**WRITTEN EXERCISE:**
Search the material below for the string "page" and extract each line that has it.

**SOURCE DATA:**
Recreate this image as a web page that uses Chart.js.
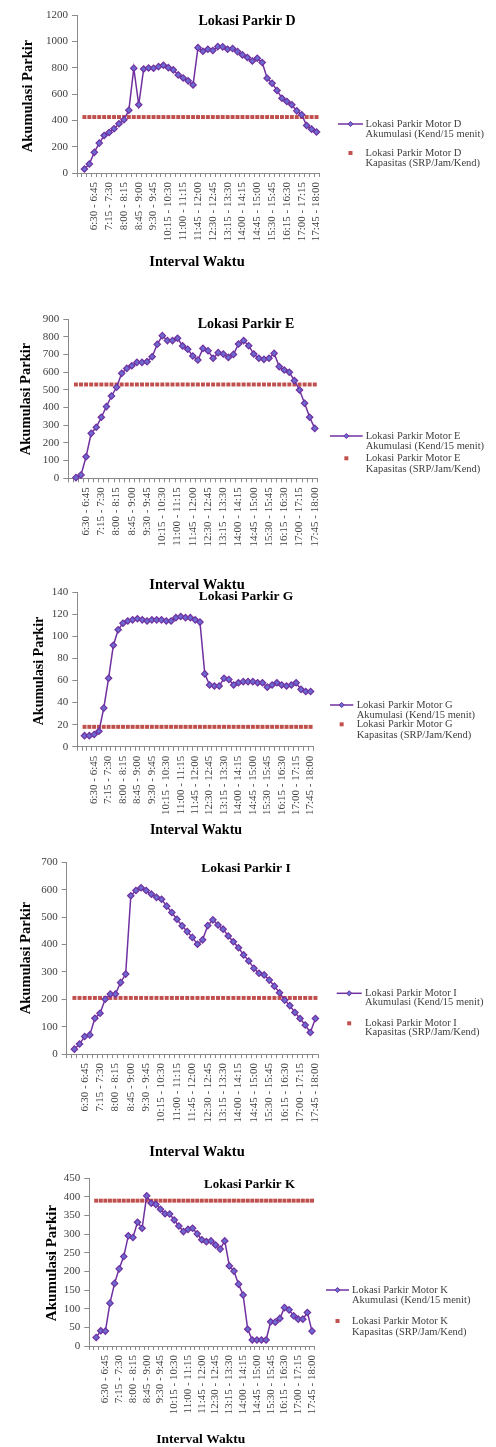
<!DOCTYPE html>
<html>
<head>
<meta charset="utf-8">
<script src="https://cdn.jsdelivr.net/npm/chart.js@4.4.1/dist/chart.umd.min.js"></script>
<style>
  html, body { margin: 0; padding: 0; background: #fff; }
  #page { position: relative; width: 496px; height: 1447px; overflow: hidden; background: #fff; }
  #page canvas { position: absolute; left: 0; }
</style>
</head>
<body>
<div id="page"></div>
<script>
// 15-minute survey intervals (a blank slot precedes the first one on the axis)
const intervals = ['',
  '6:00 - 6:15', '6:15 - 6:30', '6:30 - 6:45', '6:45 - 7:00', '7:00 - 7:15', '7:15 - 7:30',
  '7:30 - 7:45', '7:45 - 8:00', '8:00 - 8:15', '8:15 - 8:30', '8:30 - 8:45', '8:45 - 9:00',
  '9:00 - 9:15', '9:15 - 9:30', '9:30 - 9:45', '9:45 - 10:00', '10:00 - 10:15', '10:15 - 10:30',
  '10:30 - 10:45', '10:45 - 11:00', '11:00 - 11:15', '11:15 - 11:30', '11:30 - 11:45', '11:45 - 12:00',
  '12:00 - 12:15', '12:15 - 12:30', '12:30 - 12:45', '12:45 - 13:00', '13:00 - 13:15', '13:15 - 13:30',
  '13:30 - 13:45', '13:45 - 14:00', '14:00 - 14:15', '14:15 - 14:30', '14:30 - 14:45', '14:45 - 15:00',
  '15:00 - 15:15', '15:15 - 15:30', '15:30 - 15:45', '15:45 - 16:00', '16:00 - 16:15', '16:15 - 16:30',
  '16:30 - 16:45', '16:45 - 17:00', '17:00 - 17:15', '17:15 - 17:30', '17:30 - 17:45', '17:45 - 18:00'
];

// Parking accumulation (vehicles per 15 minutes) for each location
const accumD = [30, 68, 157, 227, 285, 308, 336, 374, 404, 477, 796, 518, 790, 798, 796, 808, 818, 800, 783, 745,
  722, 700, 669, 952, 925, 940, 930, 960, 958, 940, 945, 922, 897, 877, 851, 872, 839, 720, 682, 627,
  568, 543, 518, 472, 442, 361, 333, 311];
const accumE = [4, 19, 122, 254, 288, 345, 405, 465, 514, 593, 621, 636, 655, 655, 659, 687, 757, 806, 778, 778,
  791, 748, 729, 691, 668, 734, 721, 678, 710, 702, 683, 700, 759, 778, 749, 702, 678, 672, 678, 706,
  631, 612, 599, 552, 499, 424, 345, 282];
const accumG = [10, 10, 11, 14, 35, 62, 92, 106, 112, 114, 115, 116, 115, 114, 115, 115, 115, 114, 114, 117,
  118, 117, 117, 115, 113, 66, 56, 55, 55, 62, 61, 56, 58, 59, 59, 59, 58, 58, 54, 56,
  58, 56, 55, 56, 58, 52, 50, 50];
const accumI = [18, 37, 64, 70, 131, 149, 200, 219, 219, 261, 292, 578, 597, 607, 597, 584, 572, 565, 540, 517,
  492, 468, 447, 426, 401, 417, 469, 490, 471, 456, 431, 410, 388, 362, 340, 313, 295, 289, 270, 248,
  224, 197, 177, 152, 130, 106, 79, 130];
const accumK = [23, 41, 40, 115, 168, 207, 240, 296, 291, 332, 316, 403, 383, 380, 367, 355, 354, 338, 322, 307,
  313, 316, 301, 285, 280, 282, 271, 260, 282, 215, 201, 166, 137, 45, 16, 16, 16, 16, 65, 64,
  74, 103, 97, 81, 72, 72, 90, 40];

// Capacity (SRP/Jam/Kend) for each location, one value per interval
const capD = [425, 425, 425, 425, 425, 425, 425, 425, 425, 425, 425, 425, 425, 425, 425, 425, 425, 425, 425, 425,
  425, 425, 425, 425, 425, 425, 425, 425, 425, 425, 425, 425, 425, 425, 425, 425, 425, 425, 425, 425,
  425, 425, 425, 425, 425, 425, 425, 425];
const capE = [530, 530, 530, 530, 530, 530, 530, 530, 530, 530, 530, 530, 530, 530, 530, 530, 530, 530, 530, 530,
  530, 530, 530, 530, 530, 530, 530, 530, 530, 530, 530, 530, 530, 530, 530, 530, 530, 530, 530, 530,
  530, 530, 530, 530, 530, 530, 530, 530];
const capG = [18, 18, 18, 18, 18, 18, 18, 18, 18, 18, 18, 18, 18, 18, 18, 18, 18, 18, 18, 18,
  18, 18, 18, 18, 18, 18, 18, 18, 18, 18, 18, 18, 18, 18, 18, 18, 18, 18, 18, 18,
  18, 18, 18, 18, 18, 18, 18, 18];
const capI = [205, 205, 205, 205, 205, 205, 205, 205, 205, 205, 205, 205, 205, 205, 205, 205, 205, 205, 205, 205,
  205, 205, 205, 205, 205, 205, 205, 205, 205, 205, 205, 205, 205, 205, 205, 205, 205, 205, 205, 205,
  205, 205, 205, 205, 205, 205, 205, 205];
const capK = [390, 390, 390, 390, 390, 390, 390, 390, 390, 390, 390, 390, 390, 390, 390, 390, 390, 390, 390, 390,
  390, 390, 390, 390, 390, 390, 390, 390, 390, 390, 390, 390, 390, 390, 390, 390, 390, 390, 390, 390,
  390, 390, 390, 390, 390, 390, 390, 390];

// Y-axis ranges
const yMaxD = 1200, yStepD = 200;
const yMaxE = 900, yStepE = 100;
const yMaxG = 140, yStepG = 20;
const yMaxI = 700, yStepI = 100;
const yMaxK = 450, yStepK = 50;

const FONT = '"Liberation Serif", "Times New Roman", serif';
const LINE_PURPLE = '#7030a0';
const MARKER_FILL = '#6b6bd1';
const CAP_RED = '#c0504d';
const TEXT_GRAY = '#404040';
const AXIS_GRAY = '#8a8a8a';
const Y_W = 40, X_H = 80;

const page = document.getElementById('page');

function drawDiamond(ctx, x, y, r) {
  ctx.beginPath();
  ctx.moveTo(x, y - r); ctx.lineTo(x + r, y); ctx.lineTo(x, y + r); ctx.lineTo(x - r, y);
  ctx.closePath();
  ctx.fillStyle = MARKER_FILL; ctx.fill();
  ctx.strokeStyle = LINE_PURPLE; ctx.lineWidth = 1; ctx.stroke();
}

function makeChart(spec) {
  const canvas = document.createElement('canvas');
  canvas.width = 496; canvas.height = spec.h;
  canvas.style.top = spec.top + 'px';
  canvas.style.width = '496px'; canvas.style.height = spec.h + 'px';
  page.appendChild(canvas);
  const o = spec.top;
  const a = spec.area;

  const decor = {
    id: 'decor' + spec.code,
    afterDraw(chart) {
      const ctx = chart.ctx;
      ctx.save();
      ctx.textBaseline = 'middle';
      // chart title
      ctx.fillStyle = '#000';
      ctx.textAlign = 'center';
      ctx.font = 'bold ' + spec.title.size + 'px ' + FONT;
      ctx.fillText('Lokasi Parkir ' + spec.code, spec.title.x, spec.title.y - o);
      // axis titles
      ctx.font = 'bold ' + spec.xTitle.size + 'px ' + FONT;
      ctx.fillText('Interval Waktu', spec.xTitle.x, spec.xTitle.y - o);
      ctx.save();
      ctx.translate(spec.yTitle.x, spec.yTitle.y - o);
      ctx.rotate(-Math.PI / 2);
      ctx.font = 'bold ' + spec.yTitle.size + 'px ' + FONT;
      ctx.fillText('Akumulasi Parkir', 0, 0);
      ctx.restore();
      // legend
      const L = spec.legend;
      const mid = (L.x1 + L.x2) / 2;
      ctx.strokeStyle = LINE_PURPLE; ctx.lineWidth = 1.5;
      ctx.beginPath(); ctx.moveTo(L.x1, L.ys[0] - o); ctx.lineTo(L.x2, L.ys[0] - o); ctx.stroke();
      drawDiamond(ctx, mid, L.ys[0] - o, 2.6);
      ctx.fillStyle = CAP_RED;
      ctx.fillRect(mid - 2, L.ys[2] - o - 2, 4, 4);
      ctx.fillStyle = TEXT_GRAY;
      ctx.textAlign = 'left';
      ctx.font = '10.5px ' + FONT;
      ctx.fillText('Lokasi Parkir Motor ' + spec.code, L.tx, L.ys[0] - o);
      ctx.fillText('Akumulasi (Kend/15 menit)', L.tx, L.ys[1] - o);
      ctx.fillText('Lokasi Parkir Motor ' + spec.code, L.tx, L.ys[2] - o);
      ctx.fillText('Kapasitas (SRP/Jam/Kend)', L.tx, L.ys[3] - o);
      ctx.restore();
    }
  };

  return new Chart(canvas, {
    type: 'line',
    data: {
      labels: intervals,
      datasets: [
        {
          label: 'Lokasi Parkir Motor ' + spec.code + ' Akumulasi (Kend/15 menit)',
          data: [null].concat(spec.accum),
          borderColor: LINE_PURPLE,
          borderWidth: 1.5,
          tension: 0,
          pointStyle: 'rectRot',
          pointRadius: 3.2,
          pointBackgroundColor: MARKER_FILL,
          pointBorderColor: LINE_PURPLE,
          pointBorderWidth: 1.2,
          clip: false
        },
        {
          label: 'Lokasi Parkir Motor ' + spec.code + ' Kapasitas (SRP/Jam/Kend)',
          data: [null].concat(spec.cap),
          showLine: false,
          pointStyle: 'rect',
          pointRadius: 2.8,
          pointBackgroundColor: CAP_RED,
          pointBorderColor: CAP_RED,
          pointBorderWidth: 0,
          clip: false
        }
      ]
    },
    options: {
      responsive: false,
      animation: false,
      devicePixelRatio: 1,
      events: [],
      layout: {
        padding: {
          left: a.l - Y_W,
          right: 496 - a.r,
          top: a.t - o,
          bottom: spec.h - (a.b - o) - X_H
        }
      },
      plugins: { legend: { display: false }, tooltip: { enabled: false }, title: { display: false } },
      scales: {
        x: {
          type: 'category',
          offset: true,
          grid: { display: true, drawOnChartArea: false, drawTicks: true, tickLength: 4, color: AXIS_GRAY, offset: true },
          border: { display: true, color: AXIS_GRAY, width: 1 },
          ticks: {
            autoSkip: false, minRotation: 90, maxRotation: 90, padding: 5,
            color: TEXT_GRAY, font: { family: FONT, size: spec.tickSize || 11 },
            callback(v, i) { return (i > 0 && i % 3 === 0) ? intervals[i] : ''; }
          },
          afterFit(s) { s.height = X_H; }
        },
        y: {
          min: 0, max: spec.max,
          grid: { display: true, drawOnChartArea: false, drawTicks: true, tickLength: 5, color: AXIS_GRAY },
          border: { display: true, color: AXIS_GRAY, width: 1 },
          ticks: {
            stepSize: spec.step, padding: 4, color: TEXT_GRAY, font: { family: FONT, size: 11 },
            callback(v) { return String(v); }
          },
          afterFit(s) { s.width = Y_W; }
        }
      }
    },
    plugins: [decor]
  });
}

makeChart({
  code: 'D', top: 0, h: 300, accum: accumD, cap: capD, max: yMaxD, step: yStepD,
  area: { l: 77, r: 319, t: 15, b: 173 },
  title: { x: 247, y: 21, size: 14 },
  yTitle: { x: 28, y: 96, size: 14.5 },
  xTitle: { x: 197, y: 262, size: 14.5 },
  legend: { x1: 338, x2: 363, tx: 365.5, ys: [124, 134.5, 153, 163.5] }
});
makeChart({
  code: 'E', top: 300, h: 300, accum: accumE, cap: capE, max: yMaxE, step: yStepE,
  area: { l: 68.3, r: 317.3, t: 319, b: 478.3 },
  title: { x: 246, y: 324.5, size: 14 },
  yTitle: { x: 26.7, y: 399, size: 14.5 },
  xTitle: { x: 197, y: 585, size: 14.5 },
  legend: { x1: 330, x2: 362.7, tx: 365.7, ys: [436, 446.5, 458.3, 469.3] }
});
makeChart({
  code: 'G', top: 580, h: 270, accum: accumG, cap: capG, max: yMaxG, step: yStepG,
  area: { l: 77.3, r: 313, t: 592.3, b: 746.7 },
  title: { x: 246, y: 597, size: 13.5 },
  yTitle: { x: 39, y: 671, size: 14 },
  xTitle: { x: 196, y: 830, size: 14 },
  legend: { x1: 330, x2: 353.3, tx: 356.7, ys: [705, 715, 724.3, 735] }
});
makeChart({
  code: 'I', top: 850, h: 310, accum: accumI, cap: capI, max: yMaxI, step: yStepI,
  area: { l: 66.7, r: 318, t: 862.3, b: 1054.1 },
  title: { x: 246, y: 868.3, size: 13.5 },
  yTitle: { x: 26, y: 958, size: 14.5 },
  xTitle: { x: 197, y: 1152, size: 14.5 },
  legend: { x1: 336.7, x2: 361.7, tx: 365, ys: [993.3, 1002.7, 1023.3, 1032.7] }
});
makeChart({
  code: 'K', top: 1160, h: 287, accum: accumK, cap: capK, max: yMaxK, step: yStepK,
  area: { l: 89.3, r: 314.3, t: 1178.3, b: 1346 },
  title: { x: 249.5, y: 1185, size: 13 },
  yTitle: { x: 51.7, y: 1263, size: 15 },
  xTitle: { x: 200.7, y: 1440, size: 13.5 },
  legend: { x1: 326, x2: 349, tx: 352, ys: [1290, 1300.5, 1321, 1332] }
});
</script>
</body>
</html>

**CORRECT ANSWER:**
Recreate this image as a web page that uses Chart.js.
  #page { position: relative; width: 496px; height: 1447px; overflow: hidden; background: #fff; }
  #page canvas { position: absolute; left: 0; }
<div id="page"></div>
const page = document.getElementById('page');
  page.appendChild(canvas);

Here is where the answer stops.